In the second quarter, the two companies that have reported earnings are expecting demand to pick up, with Canadian Solar guiding 380 MW to 420 MW of shipments and Trina Solar sees 500 MW to 530 MW.

So, overall the general shipment trend is down across Chinese solar in Q1, but there is an expected boom in the remainder of 2013. Any improvement is projecting, not based on an overarching trend in reported numbers. 

Can they ever be profitable?
If we overlay the negative trends above with expected improvement during the rest of the year, we need to ask if these companies can ever be profitable again.

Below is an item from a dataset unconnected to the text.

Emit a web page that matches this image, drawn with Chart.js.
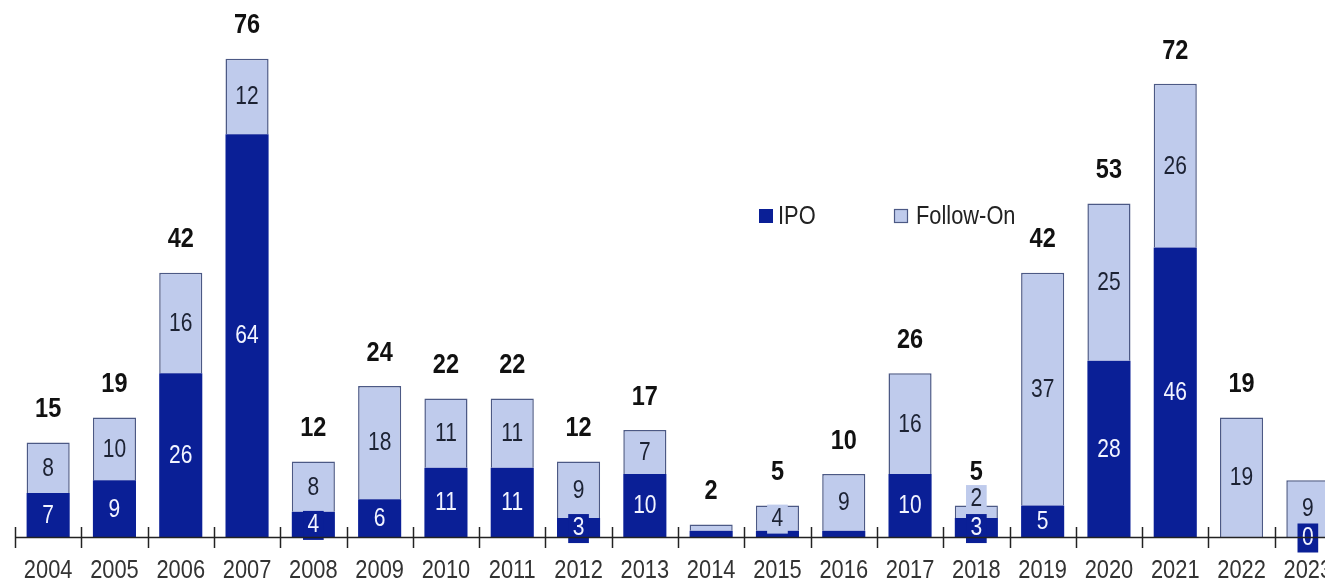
<!DOCTYPE html>
<html>
<head>
<meta charset="utf-8">
<script src="https://cdn.jsdelivr.net/npm/chart.js@4.4.1/dist/chart.umd.min.js"></script>
<style>
  html, body { margin: 0; padding: 0; background: #ffffff; overflow: hidden; }
  #wrap { width: 1360px; height: 587px; }
</style>
</head>
<body>
<div id="wrap"><canvas id="c" width="1360" height="587"></canvas></div>
<script>
// ---- data ----
const years = ["2004","2005","2006","2007","2008","2009","2010","2011","2012","2013","2014","2015","2016","2017","2018","2019","2020","2021","2022","2023"];
const ipo      = [7, 9, 26, 64, 4, 6, 11, 11, 3, 10, 1, 1, 1, 10, 3, 5, 28, 46, 0, 0];
const followOn = [8, 10, 16, 12, 8, 18, 11, 11, 9, 7, 1, 4, 9, 16, 2, 37, 25, 26, 19, 9];
const totals   = [15, 19, 42, 76, 12, 24, 22, 22, 12, 17, 2, 5, 10, 26, 5, 42, 53, 72, 19, null];
const ipoLabels      = ["7","9","26","64","4","6","11","11","3","10",null,null,null,"10","3","5","28","46",null,"0"];
const followOnLabels = ["8","10","16","12","8","18","11","11","9","7",null,"4","9","16","2","37","25","26","19","9"];

// ---- styles ----
const DARK = "#0a1f96";
const LIGHT = "#bfcbec";
const EDGE = "#4c5985";
const FONT = '"Liberation Sans", Arial, sans-serif';
const SX = 0.84; // horizontal condensing to mimic a narrow face

function narrowText(ctx, txt, x, y, align) {
  ctx.save();
  ctx.translate(x, y);
  ctx.scale(SX, 1);
  ctx.textAlign = align || 'center';
  ctx.fillText(txt, 0, 0);
  ctx.restore();
}
function narrowWidth(ctx, txt) { return ctx.measureText(txt).width * SX; }

const labelPlugin = {
  id: 'stackLabels',
  afterDatasetsDraw(chart) {
    const ctx = chart.ctx;
    const xs = chart.scales.x, ys = chart.scales.y;
    const boxH = 29;
    ctx.save();
    ctx.textBaseline = 'middle';
    ctx.font = '25px ' + FONT;
    for (let i = 0; i < years.length; i++) {
      const x = xs.getPixelForValue(i);
      const base = ys.getPixelForValue(0);
      const ipoTop = ys.getPixelForValue(ipo[i]);
      const totTop = ys.getPixelForValue(ipo[i] + followOn[i]);
      let yIpo = (base + ipoTop) / 2;
      let yFo = (ipoTop + totTop) / 2;
      const hasIpo = ipoLabels[i] !== null, hasFo = followOnLabels[i] !== null;
      if (hasIpo && hasFo && (yIpo - yFo) < boxH) {
        yFo = yIpo - boxH;
      }
      const draw = (txt, y, bg, fg, segH) => {
        if (segH < boxH) {
          const w = narrowWidth(ctx, txt) + 9;
          ctx.fillStyle = bg;
          ctx.fillRect(x - w / 2, y - boxH / 2 + 1, w, boxH);
        }
        ctx.fillStyle = fg;
        narrowText(ctx, txt, x, y + 1);
      };
      if (hasFo) draw(followOnLabels[i], yFo, LIGHT, '#1c2233', ipoTop - totTop);
      if (hasIpo) draw(ipoLabels[i], yIpo, DARK, '#f2f4ff', base - ipoTop);
    }
    // totals
    ctx.font = 'bold 28px ' + FONT;
    ctx.fillStyle = '#111111';
    for (let i = 0; i < years.length; i++) {
      if (totals[i] === null) continue;
      const x = xs.getPixelForValue(i);
      const y = ys.getPixelForValue(ipo[i] + followOn[i]) - 33;
      narrowText(ctx, String(totals[i]), x, y);
    }
    ctx.restore();
  },
  afterDraw(chart) {
    const ctx = chart.ctx;
    const xs = chart.scales.x;
    const bottom = chart.chartArea.bottom;
    const step = (xs.right - xs.left) / years.length;
    ctx.save();
    // tick marks crossing the axis
    ctx.strokeStyle = '#222222';
    ctx.lineWidth = 1.5;
    for (let i = 0; i <= years.length; i++) {
      const x = Math.round(xs.left + i * step) + 0.5;
      ctx.beginPath();
      ctx.moveTo(x, bottom - 10);
      ctx.lineTo(x, bottom + 11);
      ctx.stroke();
    }
    // axis line
    ctx.beginPath();
    ctx.moveTo(xs.left, bottom + 0.5);
    ctx.lineTo(xs.right, bottom + 0.5);
    ctx.stroke();
    // category labels
    ctx.font = '26px ' + FONT;
    ctx.fillStyle = '#333333';
    ctx.textBaseline = 'middle';
    for (let i = 0; i < years.length; i++) {
      narrowText(ctx, years[i], xs.getPixelForValue(i), bottom + 34);
    }
    // legend
    const lx = 759, ly = 216;
    ctx.fillStyle = DARK;
    ctx.fillRect(lx, ly - 7, 14, 14);
    ctx.font = '26px ' + FONT;
    ctx.fillStyle = '#222222';
    narrowText(ctx, 'IPO', lx + 19, ly + 1, 'left');
    const fx = 894;
    ctx.fillStyle = LIGHT;
    ctx.fillRect(fx, ly - 7, 14, 14);
    ctx.strokeStyle = EDGE;
    ctx.lineWidth = 1.2;
    ctx.strokeRect(fx + 0.5, ly - 6.5, 13, 13);
    ctx.fillStyle = '#222222';
    narrowText(ctx, 'Follow-On', fx + 22, ly + 1, 'left');
    ctx.restore();
  }
};

new Chart(document.getElementById('c'), {
  type: 'bar',
  data: {
    labels: years,
    datasets: [
      { label: 'IPO', data: ipo, backgroundColor: DARK, borderWidth: 0 },
      { label: 'Follow-On', data: followOn, backgroundColor: LIGHT, borderColor: EDGE, borderWidth: 1.5 }
    ]
  },
  options: {
    responsive: false,
    animation: false,
    devicePixelRatio: 1,
    layout: { padding: { left: 15, right: 19, top: 2, bottom: 42 } },
    datasets: { bar: { categoryPercentage: 1, barPercentage: 0.65 } },
    plugins: { legend: { display: false }, tooltip: { enabled: false } },
    scales: {
      x: {
        stacked: true,
        grid: { display: false },
        border: { display: false },
        ticks: { display: false }
      },
      y: {
        stacked: true,
        display: false,
        min: 0,
        max: 85
      }
    }
  },
  plugins: [labelPlugin]
});
</script>
</body>
</html>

Canadian Solar is carrying $1.7 billion of debt (including notes payable) and Trina Solar had $1.3 billion of debt. To pay for this debt alone, they must make about $60 million annually based on first-quarter interest payments, which are still at extremely low rates. If we annualize interest and operating expenses based on the first quarter and use each company's shipment guidance, we can estimate the needed gross margin per watt of solar.

 

Canadian Solar

Trina Solar

Annual Operating Expenses

$150 million

$178 million

Annual Interest Expense

$60 million

$60 million

Breakeven Gross Profit

$210 million

$238 million

Shipment Guidance (top end)

1.8 GW

2.1 GW

Gross Profit Needed per Watt

$0.117

$0.113

Based on these numbers and an average sale price of about $0.65 per watt for the industry, these companies would need to make a gross margin of at least 17% just to break even. And this doesn't include taxes or rising interest costs from growing debt loads.

Canadian Solar and Trina Solar are two of the better companies in Chinese solar and it's difficult to see either company generating a profit in the next year based on the numbers above. Until I see reported margins move close to breakeven, Chinese solar is a guessing game of might win and when they'll begin to make money.